Poco edificante para el respeto hacia el sistema democrático efectivo, honesto y funcional -llamémoslo occidental o, sin ir más lejos, británico- resulta asistir a actuaciones políticas como la del muy honorable canciller del Tesoro de su Majestad británica, Gordon Brown. Es posible que para muchos, Tony Blair, ese aliado superviviente del presidente norteamericano George W. Bush, aún primer ministro, merezca muchos desprecios y maldiciones por no haber sido en ningún momento un presidente Chirac aislado por la niebla o no haber dimitido y haberse ido con Gerhard Schröder a bombear y cobrar petróleo de Vladímir Putin. Pero las miserias políticas de Londres de estos días, en tan mal aniversario, pueden quizá revolver los estómagos de militantes laboristas y desde luego de los electores más de lo esperado. No como para generar simpatía hacia Blair, quizá. Pero sí para enterrar las existentes hacia Brown. Quizá entonces se genere un mínimo equilibrio no ya de justicia sino de raciocinio. Pierdan ambos o todos, si hay cambio de guardia en Downing Street. Triste en todo caso que gane el afán de los que huyen siempre hacia el calor.

La supuesta mano derecha del primer ministro Tony Blair -con diestras así nos sobra el "Brutus" del pobre César- parece haber hecho cursos de dignidad política en España.

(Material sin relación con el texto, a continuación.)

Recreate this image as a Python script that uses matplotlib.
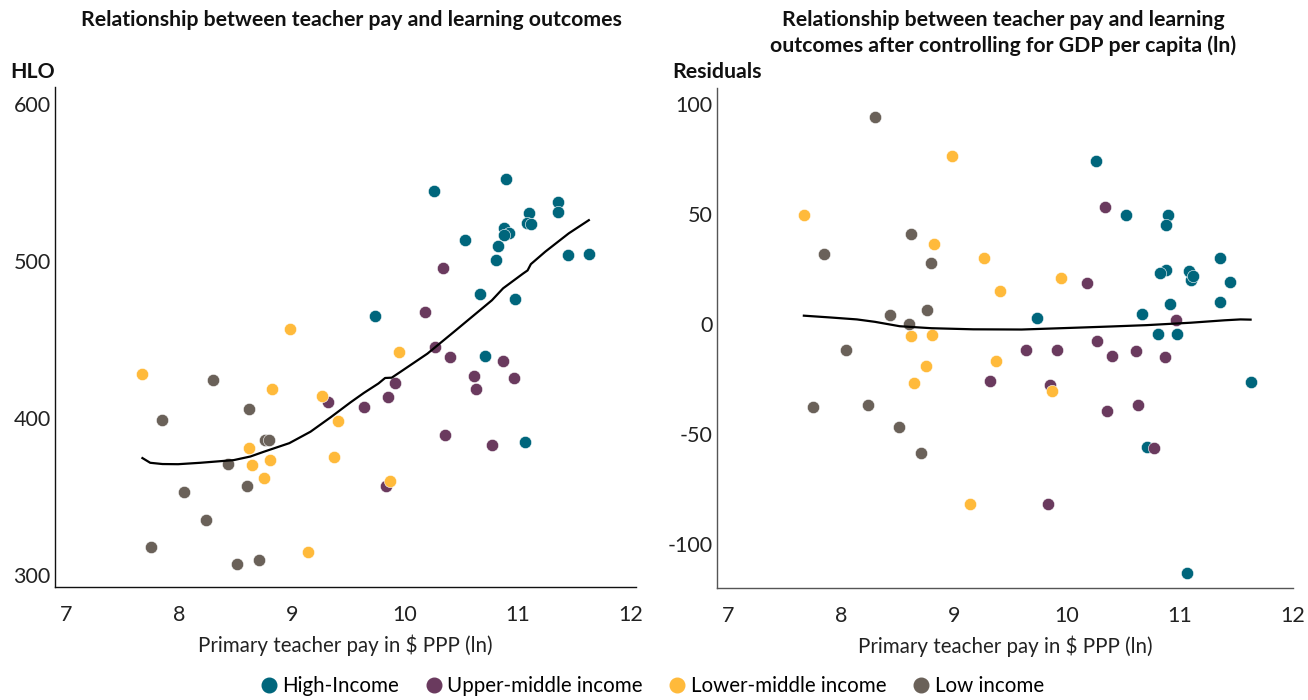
import matplotlib
matplotlib.use('Agg')
import matplotlib.pyplot as plt
from matplotlib.lines import Line2D

plt.rcParams['font.family'] = ['Lato', 'DejaVu Sans']
plt.rcParams['axes.unicode_minus'] = False

# ---- data ----
groups = ['High-Income', 'Upper-middle income', 'Lower-middle income', 'Low income']
colors = ['#00667C', '#6A3A5E', '#FFBA3B', '#6A6159']

# primary teacher pay (ln), HLO, residual after GDP control
high_x = [10.26, 10.90, 10.53, 11.10, 11.08, 11.12, 11.36, 11.36, 10.88, 10.92,
          10.88, 10.83, 10.81, 11.45, 11.63, 9.74, 10.67, 10.98, 10.71, 11.07]
high_hlo = [544.6, 552.2, 513.6, 530.8, 524.4, 523.6, 537.6, 531.2, 521.2, 517.6,
            516.4, 509.4, 500.4, 503.8, 504.7, 465.0, 479.0, 475.8, 439.3, 384.5]
high_res = [74.1, 49.7, 49.5, 20.0, 24.0, 22.0, 30.0, 10.1, 44.9, 9.2,
            24.4, 23.3, -4.5, 19.0, -26.4, 2.6, 4.5, -4.5, -56.0, -113.3]

umid_x = [10.34, 10.18, 9.32, 10.27, 10.40, 10.87, 10.61, 10.97, 10.63, 9.91,
          9.85, 9.64, 10.36, 10.77, 9.83]
umid_hlo = [495.3, 467.3, 410.2, 445.2, 438.7, 436.1, 427.0, 425.7, 418.5, 422.1,
            413.2, 407.0, 389.0, 382.6, 356.7]
umid_res = [53.3, 18.5, -26.0, -7.6, -14.5, -14.8, -12.4, 2.0, -36.7, -11.7,
            -27.7, -12.0, -39.7, -56.2, -81.8]

lmid_x = [7.67, 8.98, 8.82, 9.27, 9.41, 8.62, 9.37, 8.81, 8.65, 8.75, 9.14, 9.95, 9.87]
lmid_hlo = [427.8, 457.0, 418.7, 414.2, 397.9, 380.9, 375.2, 373.2, 370.0, 362.0,
            314.8, 442.0, 359.9]
lmid_res = [49.7, 76.5, 36.5, 29.9, 15.1, -5.5, -17.0, -4.9, -26.8, -19.2,
            -81.8, 20.8, -30.5]

low_x = [8.30, 8.62, 7.85, 8.76, 8.80, 8.43, 8.60, 8.04, 8.24, 7.75, 8.71, 8.51]
low_hlo = [424.4, 405.5, 398.9, 385.8, 385.8, 370.5, 356.7, 352.7, 335.0, 317.8,
           309.4, 306.8]
low_res = [94.0, 40.9, 31.7, 6.4, 27.7, 4.0, -0.1, -11.8, -36.8, -37.6, -58.8, -46.8]

# smoothed fit lines
fit_x = [7.675, 7.744, 7.853, 7.991, 8.188, 8.484, 8.632, 8.750, 8.977, 9.165,
         9.342, 9.520, 9.638, 9.767, 9.826, 9.885, 9.964, 10.201, 10.438, 10.773,
         10.872, 11.049, 11.089, 11.118, 11.247, 11.454, 11.632]
fit_hlo = [374.5, 371.5, 370.7, 370.6, 371.5, 373.2, 375.5, 378.5, 384.0, 391.3,
           400.4, 410.0, 416.0, 422.0, 425.5, 425.7, 429.5, 441.0, 455.0, 475.0,
           482.6, 492.0, 494.0, 498.0, 506.0, 517.6, 526.0]
fitr_x = [7.67, 7.9, 8.14, 8.3, 8.52, 8.8, 9.17, 9.6, 10.12, 10.4, 10.71, 11.1,
          11.4, 11.54, 11.63]
fitr_res = [3.8, 3.0, 2.1, 1.0, -1.0, -1.9, -2.4, -2.5, -1.6, -1.1, -0.5, 0.6,
            1.7, 2.1, 2.0]

xs = [high_x, umid_x, lmid_x, low_x]
hlos = [high_hlo, umid_hlo, lmid_hlo, low_hlo]
ress = [high_res, umid_res, lmid_res, low_res]

fig = plt.figure(figsize=(13.08, 7.0), dpi=100)
ax1 = fig.add_axes([55 / 1308, 113 / 700, 581 / 1308, 500 / 700])
ax2 = fig.add_axes([717 / 1308, 112 / 700, 576 / 1308, 500 / 700])


def style_axes(ax, spine_color):
    for s in ['top', 'right']:
        ax.spines[s].set_visible(False)
    for s in ['left', 'bottom']:
        ax.spines[s].set_color(spine_color)
        ax.spines[s].set_linewidth(1.0)
    ax.tick_params(axis='both', length=0, labelsize=15.5, colors='#222222')
    ax.tick_params(axis='x', pad=13)
    ax.tick_params(axis='y', pad=3)
    ax.set_xticks([7, 8, 9, 10, 11, 12])
    ax.set_xlabel('Primary teacher pay in $ PPP (ln)', fontsize=14.8, color='#222222', labelpad=7)


# left panel
for gx, gy, c in zip(xs, hlos, colors):
    ax1.scatter(gx, gy, s=78, color=c, linewidths=0.4, edgecolors='white', zorder=3)
ax1.plot(fit_x, fit_hlo, color='black', lw=1.6, zorder=4)
ax1.set_xlim(6.9, 12.05)
ax1.set_ylim(292.4, 610.8)
ax1.set_yticks([300, 400, 500, 600])
style_axes(ax1, '#111111')

# right panel
for gx, gy, c in zip(xs, ress, colors):
    ax2.scatter(gx, gy, s=78, color=c, linewidths=0.4, edgecolors='white', zorder=3)
ax2.plot(fitr_x, fitr_res, color='black', lw=1.6, zorder=4)
ax2.set_xlim(6.9, 12.006)
ax2.set_ylim(-120, 107.3)
ax2.set_yticks([-100, -50, 0, 50, 100])
style_axes(ax2, '#555555')

# titles and axis headers
fig.text(351 / 1308, 1 - 20 / 700, 'Relationship between teacher pay and learning outcomes',
         ha='center', va='center', fontsize=15.3, fontweight='bold', color='#111111')
fig.text(1003 / 1308, 1 - 33 / 700,
         'Relationship between teacher pay and learning\noutcomes after controlling for GDP per capita (ln)',
         ha='center', va='center', fontsize=15.3, fontweight='bold', color='#111111',
         linespacing=1.35)
fig.text(10 / 1308, 1 - 72 / 700, 'HLO', ha='left', va='center', fontsize=15.3,
         fontweight='bold', color='#111111')
fig.text(672 / 1308, 1 - 72 / 700, 'Residuals', ha='left', va='center', fontsize=15.3,
         fontweight='bold', color='#111111')

# legend
handles = [Line2D([], [], marker='o', linestyle='', markersize=10.5, color=c) for c in colors]
fig.legend(handles, groups, loc='center', bbox_to_anchor=(651 / 1308, 1 - 686 / 700),
           ncol=4, frameon=False, fontsize=14.8, handletextpad=0.15, columnspacing=1.2,
           handlelength=1.0)

plt.savefig('out.png', dpi=100)
plt.close()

Está por tanto convencido de que acuchillar al agonizante le da prestigio y predicamento y que ladrar en la dirección del viento es escuchar los susurros de la historia. Resulta que los chicos dimisionarios indignados por la trayectoria del primer ministro de las Azores van a merendar a casa de Brown a regalarle juguetes al nieto del gran hombre a punto de quedar en nada.

Sería esto una triste y vulgar trapisonda política si no diera la maldita casualidad de que su intensidad coincide con el quinto aniversario del 11 de septiembre, ayer, y una escalada brutal de los combates y las bajas en combate de la guerra en Afganistán. Lo terrible es que allí todos estos muertos están de más como los que habrán de venir porque se había ganado la guerra. Con algo de coraje y dinero, lo segundo más barato, podría haberse afianzado la paz. Pero ¡ay! Caros son la mezquindad y el miedo. Hoy ya estamos en una guerra abierta en Afganistán y con un enemigo que por primera vez cree poder ganarnos y tan crecido como aquellos grupos menos compactos que en Irak por ejemplo se han beneficiado ven de toda fisura de un frente occidental. Nos lo quieren ocultar incluso en Reino Unido, donde todavía hay memoria de que hay momentos en los que para merecer una vida digna de ser vivida se hace inevitable la pura guerra y pagarla en lo que cuesta. Los precios sólo suben. Aquí aún no se entiende que se pueden ganar guerras desde la razón y la decencia.

Los afganos han tenido tiempo de reflexionar sobre las conclusiones a extraer de las cuitas de Blair y de Bush. Ellos dos pueden ser responsables de muchos errores de lo acontecido en los últimos cinco años. Pero nadie dé la vuelta a la historia y los culpe de lo sucedido hace un lustro. El modesto productor de adormidera -digamos tres cuatros de hectárea- de excelente esencia de opio en el norte de Afganistán habría sido convencido con algo de dinero y de coacción armada, a no añorar explotaciones mixtas con los talibanes. Cada vez son más numerosas y lógicas las mutaciones de lealtades y el pánico que se apodera de unos afganos leales al presidente Karzai que -como tantos iraquíes- sólo están esperando el momento en el que se les traicione y se les deje en manos de quienes con el fanatismo de la religión, la brutalidad del vencedor se abalance contra nuestros aliados. Salvar la situación hoy es más caro porque es más tarde. La OTAN está en guerra, no en misión de paz, en Afganistán. Está sumida en una guerra que puede ser la primera que libre abiertamente y pierda cuando la tenía prácticamente ganada. A las guerras sólo se puede ir con voluntad de ganarlas. Y peor que la indecisión en el frente es la deslealtad en la retaguardia. Puede adquirir mil formas.